Berkeley Prep’s Future City Club has 2040 vision!

Coming off their big win as the first place team in the Tampa Bay Region Future City competition, students in Berkeley Preparatory School‘s Future City Club just returned from Washington, D.C., where this young team made a winning impression with the judges at the national finals. Their hard work and first place regional finish already caught our eye, so we invited this inspiring young group to be part of our Imagine 2040 Working Group!

Berkeley Prep's Future City Club students and faculty participating at the 1st Imagine 2040 Working Group Visioning Workshop
Berkeley Prep’s Future City Club students and faculty participating at the 1st Imagine 2040 Working Group Visioning Workshop

The Future City Competition is a national, project-based learning experience where students in 6th, 7th, and 8th grade imagine, design and build cities of the future. In January, the team’s “Jugnum Novus Orbis” project took first place out of 20 other schools in the Tampa region. In February, the team competed against 36 other regional winners from across the country and came home with the award for Best Residential Zone in a City. Jun-Min Liu, representing the seven chapters of the Chinese Institute of Engineers – USA that reviewed the entries, said, “Your project has the highest score among all entries and exhibited excellent vision, incorporating innovation, integrated use of resources, and local governance/ collaborative.”

“I’m thrilled, not only that we won the regional competition, but also that we did so well with such young competitors on the national level,” said Kate Baten, a middle division science teacher at Berkeley and director of the Future City Club. She explained that the winning team presenters are all in the 6th grade, making them some of the youngest competitors in the national competition. The Future City competition requires students work as a team with an educator and engineer mentor to plan cities using SimCity™ 4 Deluxe software; research and write solutions to an engineering problem; build tabletop scale models with recycled materials; and present their ideas before judges. Berkeley’s project was a three-tiered city housed within a dormant volcano.

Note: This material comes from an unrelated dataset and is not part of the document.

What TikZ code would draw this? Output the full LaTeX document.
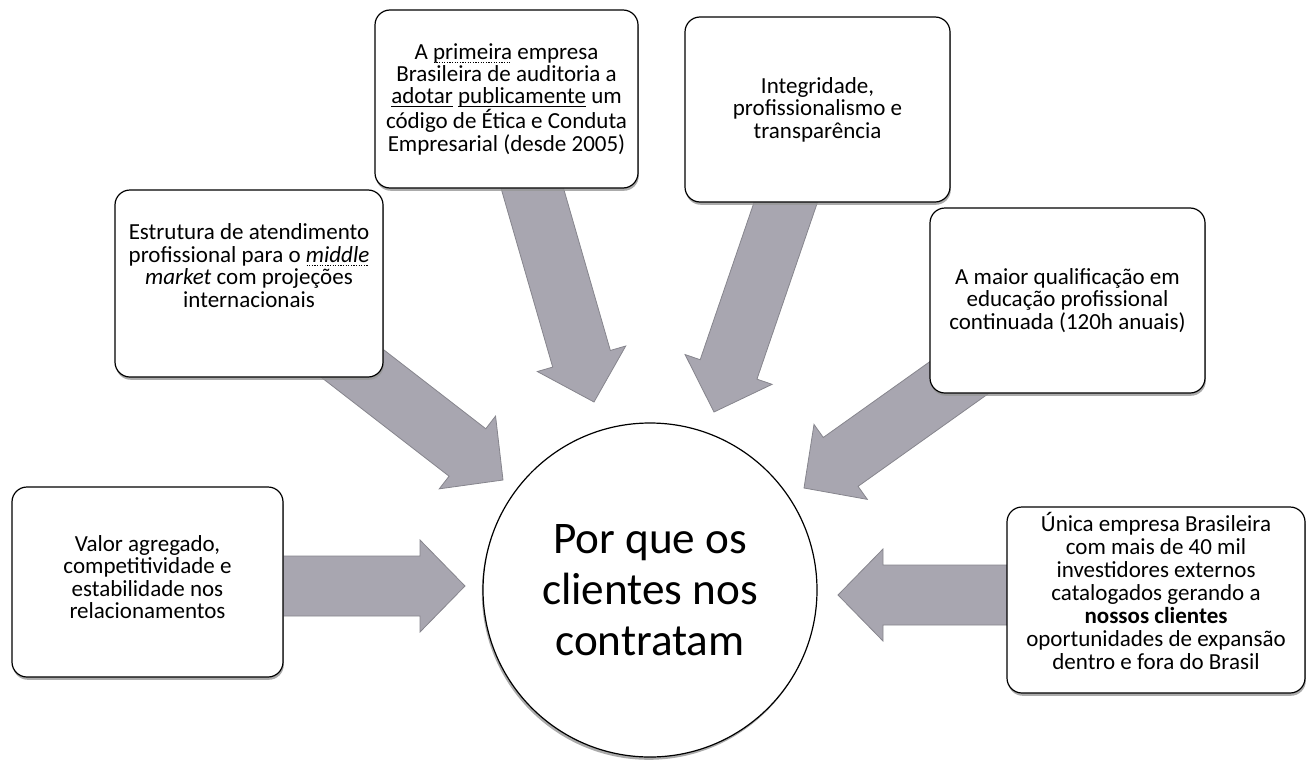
\documentclass[tikz,border=0pt]{standalone}
\usepackage{fontspec}
\setmainfont{Carlito}
\usetikzlibrary{calc,shadows}
\pgfdeclarelayer{background}
\pgfsetlayers{background,main}
\definecolor{arrowgray}{RGB}{168,166,176}
\definecolor{shadowgray}{RGB}{150,150,150}
\newsavebox{\ulword}
\newlength{\ulwd}
\newcommand{\dotul}[1]{\sbox{\ulword}{#1}\setlength{\ulwd}{\wd\ulword}%
  \makebox[0pt][l]{\raisebox{-1.7pt}[0pt][0pt]{\hbox to \ulwd{\leaders\hbox to 1.3pt{\hss\rule{0.6pt}{0.45pt}\hss}\hfill}}}\usebox{\ulword}}
\newcommand{\solidul}[1]{\sbox{\ulword}{#1}\setlength{\ulwd}{\wd\ulword}%
  \makebox[0pt][l]{\raisebox{-1.7pt}[0pt][0pt]{\rule{\ulwd}{0.5pt}}}\usebox{\ulword}}
\tikzset{
  box/.style={draw=black, line width=0.6pt, fill=white, rounded corners=7.5pt,
    align=center, inner sep=2pt,
    font=\fontsize{11.5}{11.2}\selectfont,
    drop shadow={shadow xshift=0.4pt, shadow yshift=-1.4pt, fill=shadowgray, opacity=0.8}},
  lift/.style={text depth=#1},
  hub/.style={draw=black, line width=0.6pt, fill=white, circle, minimum size=167pt,
    align=center, inner sep=0pt, font=\fontsize{22.6}{25.5}\selectfont,
    drop shadow={shadow xshift=-0.6pt, shadow yshift=-1.4pt, fill=shadowgray, opacity=0.8}},
  blockarrow/.style={fill=arrowgray, draw=arrowgray!80!black, line width=0.4pt, line join=miter}
}
\newcommand{\blockarr}[2]{%
  \coordinate (hb) at ($(#2)!22.5pt!(#1)$);
  \path[blockarrow] ($(#1)!15pt!90:(#2)$) -- ($(hb)!15pt!90:(#2)$) -- ($(hb)!23pt!90:(#2)$)
    -- (#2) -- ($(hb)!23pt!-90:(#2)$) -- ($(hb)!15pt!-90:(#2)$) -- ($(#1)!15pt!-90:(#2)$) -- cycle;
}
\begin{document}
\begin{tikzpicture}[x=0.5pt,y=-0.5pt]
\useasboundingbox (0,0) rectangle (1311,760);

\node[hub] (c) at (650,590) {Por que os\\clientes nos\\contratam};

\node[box, minimum width=131.5pt, minimum height=89pt] (b1) at (506.5,99)
  {A \dotul{primeira} empresa\\Brasileira de auditoria a\\\solidul{adotar} \solidul{publicamente} um\\código de Ética e Conduta\\Empresarial (desde 2005)};
\node[box, minimum width=132.5pt, minimum height=92.5pt] (b2) at (817.5,109.5)
  {Integridade,\\profissionalismo e\\transparência};
\node[box, lift=18pt, minimum width=134pt, minimum height=93.5pt] (b3) at (249,283.5)
  {Estrutura de atendimento\\profissional para o \dotul{\textit{middle}}\\\textit{market} com projeções\\internacionais};
\node[box, minimum width=137.5pt, minimum height=92.5pt] (b4) at (1067.5,300.5)
  {A maior qualificação em\\educação profissional\\continuada (120h anuais)};
\node[box, lift=5pt, minimum width=135.5pt, minimum height=95pt] (b5) at (147.5,582)
  {Valor agregado,\\competitividade e\\estabilidade nos\\relacionamentos};
\node[box, lift=9pt, minimum width=149pt, minimum height=93pt, font=\fontsize{11.5}{11.5}\selectfont] (b6) at (1156,600)
  {Única empresa Brasileira\\com mais de 40 mil\\investidores externos\\catalogados gerando a\\\textbf{nossos clientes}\\oportunidades de expansão\\dentro e fora do Brasil};

\coordinate (t1) at (594,402);
\coordinate (t2) at (714,412);
\coordinate (t3) at (503,480);
\coordinate (t4) at (804,488);
\coordinate (t5) at (465,586);
\coordinate (t6) at (838,595);

\begin{pgfonlayer}{background}
  \blockarr{b1.center}{t1}
  \blockarr{b2.center}{t2}
  \blockarr{b3.center}{t3}
  \blockarr{b4.center}{t4}
  \blockarr{b5.center |- t5}{t5}
  \blockarr{b6.center |- t6}{t6}
\end{pgfonlayer}
\end{tikzpicture}
\end{document}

Baten explained that the team’s winning project was based on an essay by two Berkeley 7th graders, Faizan Sagheer and Andre Armero, following an assignment for the entire 7th grade class who were asked to envision their idea of a utopian society after reading The Giver by Lois Lowry. The students were asked to realistically explain how the city’s infrastructure, like storm water run-off and power grids, would function. In fact, Berkeley’s Hannah Cesaretti’s essay on storm water runoff issues – this year’s competition theme – was so well articulated that it took the first place prize for Best Essay at the regional competition.

We are looking forward to continue planning 2040 with these very dedicated and talented student visionaries!